Request >>
Transcribe the listing that follows in full, omitting pictures.

-------------------------

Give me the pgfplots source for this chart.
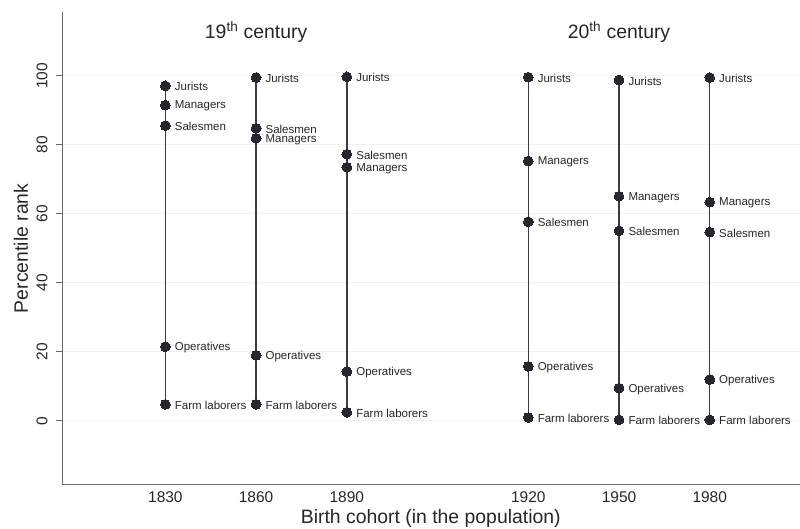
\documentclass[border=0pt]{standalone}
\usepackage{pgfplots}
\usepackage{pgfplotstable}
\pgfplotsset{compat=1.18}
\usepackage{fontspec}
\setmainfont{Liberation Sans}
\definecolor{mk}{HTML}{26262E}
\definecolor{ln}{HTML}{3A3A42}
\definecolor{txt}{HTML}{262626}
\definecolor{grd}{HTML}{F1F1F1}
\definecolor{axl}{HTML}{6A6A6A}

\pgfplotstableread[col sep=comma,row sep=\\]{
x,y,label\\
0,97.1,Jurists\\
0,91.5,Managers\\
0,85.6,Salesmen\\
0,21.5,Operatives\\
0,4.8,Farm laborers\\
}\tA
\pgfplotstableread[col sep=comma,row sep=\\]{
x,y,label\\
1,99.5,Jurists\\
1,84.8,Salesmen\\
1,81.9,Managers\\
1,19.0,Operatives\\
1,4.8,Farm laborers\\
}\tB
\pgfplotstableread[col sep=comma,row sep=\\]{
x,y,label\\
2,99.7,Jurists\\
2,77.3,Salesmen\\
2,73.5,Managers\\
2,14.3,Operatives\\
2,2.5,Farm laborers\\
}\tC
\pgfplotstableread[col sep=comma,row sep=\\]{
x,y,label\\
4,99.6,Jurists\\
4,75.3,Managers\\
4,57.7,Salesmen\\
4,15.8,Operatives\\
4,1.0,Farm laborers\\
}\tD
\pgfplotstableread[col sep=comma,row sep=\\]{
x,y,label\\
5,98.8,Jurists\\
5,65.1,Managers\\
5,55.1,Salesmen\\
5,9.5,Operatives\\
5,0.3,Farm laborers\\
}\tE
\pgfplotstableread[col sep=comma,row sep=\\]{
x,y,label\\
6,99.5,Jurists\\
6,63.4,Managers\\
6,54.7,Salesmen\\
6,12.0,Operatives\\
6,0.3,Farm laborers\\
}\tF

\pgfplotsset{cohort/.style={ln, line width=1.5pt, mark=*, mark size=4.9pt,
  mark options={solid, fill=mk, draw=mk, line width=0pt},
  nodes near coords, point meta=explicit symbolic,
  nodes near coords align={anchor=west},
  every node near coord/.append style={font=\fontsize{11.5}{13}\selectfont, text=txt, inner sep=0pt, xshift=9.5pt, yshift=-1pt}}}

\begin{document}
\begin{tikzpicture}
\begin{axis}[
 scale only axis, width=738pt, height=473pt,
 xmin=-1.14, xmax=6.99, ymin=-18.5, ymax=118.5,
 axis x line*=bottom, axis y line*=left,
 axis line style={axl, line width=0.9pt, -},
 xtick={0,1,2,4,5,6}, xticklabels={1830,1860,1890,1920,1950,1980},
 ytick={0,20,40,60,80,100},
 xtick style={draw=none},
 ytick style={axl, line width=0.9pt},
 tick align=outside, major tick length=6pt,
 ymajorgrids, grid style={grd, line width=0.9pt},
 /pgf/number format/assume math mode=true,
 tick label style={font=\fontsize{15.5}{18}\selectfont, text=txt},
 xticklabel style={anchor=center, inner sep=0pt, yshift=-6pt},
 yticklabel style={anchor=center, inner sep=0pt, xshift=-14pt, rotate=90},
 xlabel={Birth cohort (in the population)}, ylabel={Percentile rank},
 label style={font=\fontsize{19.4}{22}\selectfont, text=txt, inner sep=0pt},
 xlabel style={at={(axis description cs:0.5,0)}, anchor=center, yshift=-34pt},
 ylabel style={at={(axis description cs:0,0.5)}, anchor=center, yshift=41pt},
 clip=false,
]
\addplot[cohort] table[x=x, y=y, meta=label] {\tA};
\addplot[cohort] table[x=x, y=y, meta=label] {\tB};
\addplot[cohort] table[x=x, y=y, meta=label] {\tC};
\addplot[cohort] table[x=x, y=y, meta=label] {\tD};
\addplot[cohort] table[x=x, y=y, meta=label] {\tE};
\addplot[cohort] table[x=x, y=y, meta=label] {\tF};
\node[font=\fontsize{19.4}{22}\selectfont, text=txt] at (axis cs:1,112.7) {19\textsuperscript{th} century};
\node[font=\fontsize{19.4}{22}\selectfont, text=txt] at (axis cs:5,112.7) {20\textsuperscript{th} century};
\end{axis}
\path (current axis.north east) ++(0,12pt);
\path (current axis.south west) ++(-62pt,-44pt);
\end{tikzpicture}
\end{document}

-------------------------

Written solution >>
Give me the pgfplots source for this chart.
\documentclass[border=0pt]{standalone}
\usepackage{pgfplots}
\usepackage{pgfplotstable}
\pgfplotsset{compat=1.18}
\usepackage{fontspec}
\setmainfont{Liberation Sans}
\definecolor{mk}{HTML}{26262E}
\definecolor{ln}{HTML}{3A3A42}
\definecolor{txt}{HTML}{262626}
\definecolor{grd}{HTML}{F1F1F1}
\definecolor{axl}{HTML}{6A6A6A}

\pgfplotstableread[col sep=comma,row sep=\\]{
x,y,label\\
0,97.1,Jurists\\
0,91.5,Managers\\
0,85.6,Salesmen\\
0,21.5,Operatives\\
0,4.8,Farm laborers\\
}\tA
\pgfplotstableread[col sep=comma,row sep=\\]{
x,y,label\\
1,99.5,Jurists\\
1,84.8,Salesmen\\
1,81.9,Managers\\
1,19.0,Operatives\\
1,4.8,Farm laborers\\
}\tB
\pgfplotstableread[col sep=comma,row sep=\\]{
x,y,label\\
2,99.7,Jurists\\
2,77.3,Salesmen\\
2,73.5,Managers\\
2,14.3,Operatives\\
2,2.5,Farm laborers\\
}\tC
\pgfplotstableread[col sep=comma,row sep=\\]{
x,y,label\\
4,99.6,Jurists\\
4,75.3,Managers\\
4,57.7,Salesmen\\
4,15.8,Operatives\\
4,1.0,Farm laborers\\
}\tD
\pgfplotstableread[col sep=comma,row sep=\\]{
x,y,label\\
5,98.8,Jurists\\
5,65.1,Managers\\
5,55.1,Salesmen\\
5,9.5,Operatives\\
5,0.3,Farm laborers\\
}\tE
\pgfplotstableread[col sep=comma,row sep=\\]{
x,y,label\\
6,99.5,Jurists\\
6,63.4,Managers\\
6,54.7,Salesmen\\
6,12.0,Operatives\\
6,0.3,Farm laborers\\
}\tF

\pgfplotsset{cohort/.style={ln, line width=1.5pt, mark=*, mark size=4.9pt,
  mark options={solid, fill=mk, draw=mk, line width=0pt},
  nodes near coords, point meta=explicit symbolic,
  nodes near coords align={anchor=west},
  every node near coord/.append style={font=\fontsize{11.5}{13}\selectfont, text=txt, inner sep=0pt, xshift=9.5pt, yshift=-1pt}}}

\begin{document}
\begin{tikzpicture}
\begin{axis}[
 scale only axis, width=738pt, height=473pt,
 xmin=-1.14, xmax=6.99, ymin=-18.5, ymax=118.5,
 axis x line*=bottom, axis y line*=left,
 axis line style={axl, line width=0.9pt, -},
 xtick={0,1,2,4,5,6}, xticklabels={1830,1860,1890,1920,1950,1980},
 ytick={0,20,40,60,80,100},
 xtick style={draw=none},
 ytick style={axl, line width=0.9pt},
 tick align=outside, major tick length=6pt,
 ymajorgrids, grid style={grd, line width=0.9pt},
 /pgf/number format/assume math mode=true,
 tick label style={font=\fontsize{15.5}{18}\selectfont, text=txt},
 xticklabel style={anchor=center, inner sep=0pt, yshift=-6pt},
 yticklabel style={anchor=center, inner sep=0pt, xshift=-14pt, rotate=90},
 xlabel={Birth cohort (in the population)}, ylabel={Percentile rank},
 label style={font=\fontsize{19.4}{22}\selectfont, text=txt, inner sep=0pt},
 xlabel style={at={(axis description cs:0.5,0)}, anchor=center, yshift=-34pt},
 ylabel style={at={(axis description cs:0,0.5)}, anchor=center, yshift=41pt},
 clip=false,
]
\addplot[cohort] table[x=x, y=y, meta=label] {\tA};
\addplot[cohort] table[x=x, y=y, meta=label] {\tB};
\addplot[cohort] table[x=x, y=y, meta=label] {\tC};
\addplot[cohort] table[x=x, y=y, meta=label] {\tD};
\addplot[cohort] table[x=x, y=y, meta=label] {\tE};
\addplot[cohort] table[x=x, y=y, meta=label] {\tF};
\node[font=\fontsize{19.4}{22}\selectfont, text=txt] at (axis cs:1,112.7) {19\textsuperscript{th} century};
\node[font=\fontsize{19.4}{22}\selectfont, text=txt] at (axis cs:5,112.7) {20\textsuperscript{th} century};
\end{axis}
\path (current axis.north east) ++(0,12pt);
\path (current axis.south west) ++(-62pt,-44pt);
\end{tikzpicture}
\end{document}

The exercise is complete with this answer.